** Supplied data **
__________
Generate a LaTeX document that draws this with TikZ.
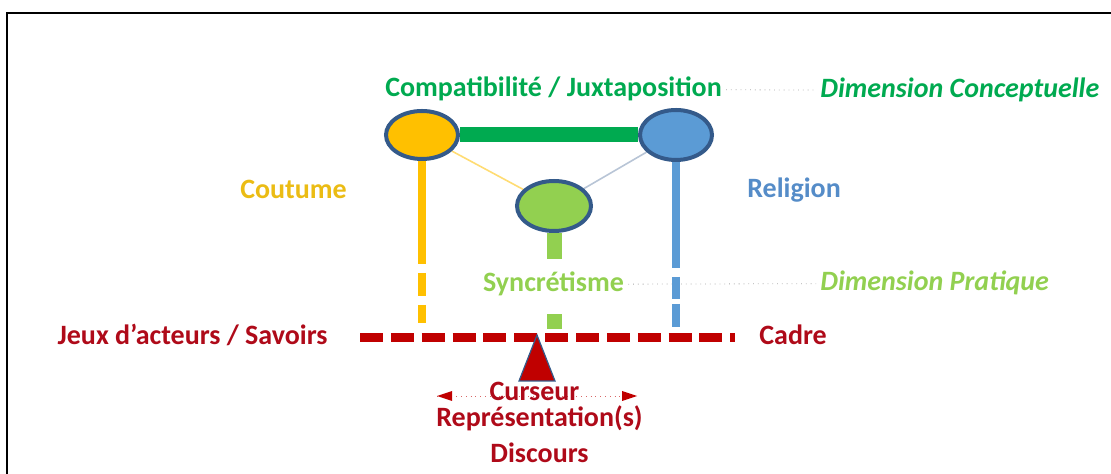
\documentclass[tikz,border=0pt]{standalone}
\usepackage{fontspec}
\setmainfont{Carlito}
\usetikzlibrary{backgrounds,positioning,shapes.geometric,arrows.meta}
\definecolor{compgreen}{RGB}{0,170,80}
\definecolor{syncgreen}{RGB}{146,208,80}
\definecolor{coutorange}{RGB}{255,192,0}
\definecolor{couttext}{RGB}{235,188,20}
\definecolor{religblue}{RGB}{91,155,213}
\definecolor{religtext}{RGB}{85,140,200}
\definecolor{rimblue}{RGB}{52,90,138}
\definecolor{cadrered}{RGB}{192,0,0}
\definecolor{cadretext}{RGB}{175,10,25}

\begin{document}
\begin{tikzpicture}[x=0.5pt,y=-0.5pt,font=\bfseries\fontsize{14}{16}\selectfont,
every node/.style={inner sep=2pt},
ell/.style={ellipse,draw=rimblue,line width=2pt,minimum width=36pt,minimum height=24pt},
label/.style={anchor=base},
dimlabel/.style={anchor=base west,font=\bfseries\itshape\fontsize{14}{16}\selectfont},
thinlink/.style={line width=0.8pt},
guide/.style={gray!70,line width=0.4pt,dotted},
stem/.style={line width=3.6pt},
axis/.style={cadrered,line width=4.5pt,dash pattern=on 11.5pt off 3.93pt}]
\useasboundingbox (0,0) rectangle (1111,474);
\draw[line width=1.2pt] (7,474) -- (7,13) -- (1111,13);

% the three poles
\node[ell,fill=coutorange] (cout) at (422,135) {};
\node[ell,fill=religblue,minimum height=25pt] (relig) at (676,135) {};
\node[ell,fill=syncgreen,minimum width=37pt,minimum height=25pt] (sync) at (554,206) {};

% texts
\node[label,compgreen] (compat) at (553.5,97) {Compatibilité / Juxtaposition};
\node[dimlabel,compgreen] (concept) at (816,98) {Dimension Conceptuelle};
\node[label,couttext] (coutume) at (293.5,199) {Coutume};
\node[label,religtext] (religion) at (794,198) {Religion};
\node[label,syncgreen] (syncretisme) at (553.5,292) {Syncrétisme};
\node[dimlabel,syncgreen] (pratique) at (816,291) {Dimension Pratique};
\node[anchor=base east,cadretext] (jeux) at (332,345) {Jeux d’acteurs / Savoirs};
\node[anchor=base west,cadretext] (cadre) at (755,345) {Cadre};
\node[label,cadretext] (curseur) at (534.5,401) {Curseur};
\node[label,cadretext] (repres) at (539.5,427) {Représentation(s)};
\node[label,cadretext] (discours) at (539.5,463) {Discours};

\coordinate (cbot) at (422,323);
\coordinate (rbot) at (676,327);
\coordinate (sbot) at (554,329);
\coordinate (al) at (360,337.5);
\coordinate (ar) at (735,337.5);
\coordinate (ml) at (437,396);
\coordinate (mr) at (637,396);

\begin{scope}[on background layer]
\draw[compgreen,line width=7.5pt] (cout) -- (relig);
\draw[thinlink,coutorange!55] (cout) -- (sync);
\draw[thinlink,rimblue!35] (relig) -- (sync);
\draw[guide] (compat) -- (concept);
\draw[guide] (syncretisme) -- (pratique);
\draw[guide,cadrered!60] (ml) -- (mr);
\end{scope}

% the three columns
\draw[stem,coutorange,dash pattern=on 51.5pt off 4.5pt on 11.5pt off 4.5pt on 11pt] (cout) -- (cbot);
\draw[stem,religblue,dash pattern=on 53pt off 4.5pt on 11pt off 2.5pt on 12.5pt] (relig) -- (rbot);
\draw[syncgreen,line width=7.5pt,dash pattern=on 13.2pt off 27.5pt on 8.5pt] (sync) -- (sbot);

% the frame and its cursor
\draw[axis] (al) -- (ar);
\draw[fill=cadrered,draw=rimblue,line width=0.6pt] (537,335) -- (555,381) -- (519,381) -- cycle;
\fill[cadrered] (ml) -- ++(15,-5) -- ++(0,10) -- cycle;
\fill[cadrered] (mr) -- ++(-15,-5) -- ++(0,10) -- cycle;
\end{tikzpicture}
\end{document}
__________
All of the lines above should be printed exactly, minus the pictures.

** Completed task **
Generate a LaTeX document that draws this with TikZ.
\documentclass[tikz,border=0pt]{standalone}
\usepackage{fontspec}
\setmainfont{Carlito}
\usetikzlibrary{backgrounds,positioning,shapes.geometric,arrows.meta}
\definecolor{compgreen}{RGB}{0,170,80}
\definecolor{syncgreen}{RGB}{146,208,80}
\definecolor{coutorange}{RGB}{255,192,0}
\definecolor{couttext}{RGB}{235,188,20}
\definecolor{religblue}{RGB}{91,155,213}
\definecolor{religtext}{RGB}{85,140,200}
\definecolor{rimblue}{RGB}{52,90,138}
\definecolor{cadrered}{RGB}{192,0,0}
\definecolor{cadretext}{RGB}{175,10,25}

\begin{document}
\begin{tikzpicture}[x=0.5pt,y=-0.5pt,font=\bfseries\fontsize{14}{16}\selectfont,
every node/.style={inner sep=2pt},
ell/.style={ellipse,draw=rimblue,line width=2pt,minimum width=36pt,minimum height=24pt},
label/.style={anchor=base},
dimlabel/.style={anchor=base west,font=\bfseries\itshape\fontsize{14}{16}\selectfont},
thinlink/.style={line width=0.8pt},
guide/.style={gray!70,line width=0.4pt,dotted},
stem/.style={line width=3.6pt},
axis/.style={cadrered,line width=4.5pt,dash pattern=on 11.5pt off 3.93pt}]
\useasboundingbox (0,0) rectangle (1111,474);
\draw[line width=1.2pt] (7,474) -- (7,13) -- (1111,13);

% the three poles
\node[ell,fill=coutorange] (cout) at (422,135) {};
\node[ell,fill=religblue,minimum height=25pt] (relig) at (676,135) {};
\node[ell,fill=syncgreen,minimum width=37pt,minimum height=25pt] (sync) at (554,206) {};

% texts
\node[label,compgreen] (compat) at (553.5,97) {Compatibilité / Juxtaposition};
\node[dimlabel,compgreen] (concept) at (816,98) {Dimension Conceptuelle};
\node[label,couttext] (coutume) at (293.5,199) {Coutume};
\node[label,religtext] (religion) at (794,198) {Religion};
\node[label,syncgreen] (syncretisme) at (553.5,292) {Syncrétisme};
\node[dimlabel,syncgreen] (pratique) at (816,291) {Dimension Pratique};
\node[anchor=base east,cadretext] (jeux) at (332,345) {Jeux d’acteurs / Savoirs};
\node[anchor=base west,cadretext] (cadre) at (755,345) {Cadre};
\node[label,cadretext] (curseur) at (534.5,401) {Curseur};
\node[label,cadretext] (repres) at (539.5,427) {Représentation(s)};
\node[label,cadretext] (discours) at (539.5,463) {Discours};

\coordinate (cbot) at (422,323);
\coordinate (rbot) at (676,327);
\coordinate (sbot) at (554,329);
\coordinate (al) at (360,337.5);
\coordinate (ar) at (735,337.5);
\coordinate (ml) at (437,396);
\coordinate (mr) at (637,396);

\begin{scope}[on background layer]
\draw[compgreen,line width=7.5pt] (cout) -- (relig);
\draw[thinlink,coutorange!55] (cout) -- (sync);
\draw[thinlink,rimblue!35] (relig) -- (sync);
\draw[guide] (compat) -- (concept);
\draw[guide] (syncretisme) -- (pratique);
\draw[guide,cadrered!60] (ml) -- (mr);
\end{scope}

% the three columns
\draw[stem,coutorange,dash pattern=on 51.5pt off 4.5pt on 11.5pt off 4.5pt on 11pt] (cout) -- (cbot);
\draw[stem,religblue,dash pattern=on 53pt off 4.5pt on 11pt off 2.5pt on 12.5pt] (relig) -- (rbot);
\draw[syncgreen,line width=7.5pt,dash pattern=on 13.2pt off 27.5pt on 8.5pt] (sync) -- (sbot);

% the frame and its cursor
\draw[axis] (al) -- (ar);
\draw[fill=cadrered,draw=rimblue,line width=0.6pt] (537,335) -- (555,381) -- (519,381) -- cycle;
\fill[cadrered] (ml) -- ++(15,-5) -- ++(0,10) -- cycle;
\fill[cadrered] (mr) -- ++(-15,-5) -- ++(0,10) -- cycle;
\end{tikzpicture}
\end{document}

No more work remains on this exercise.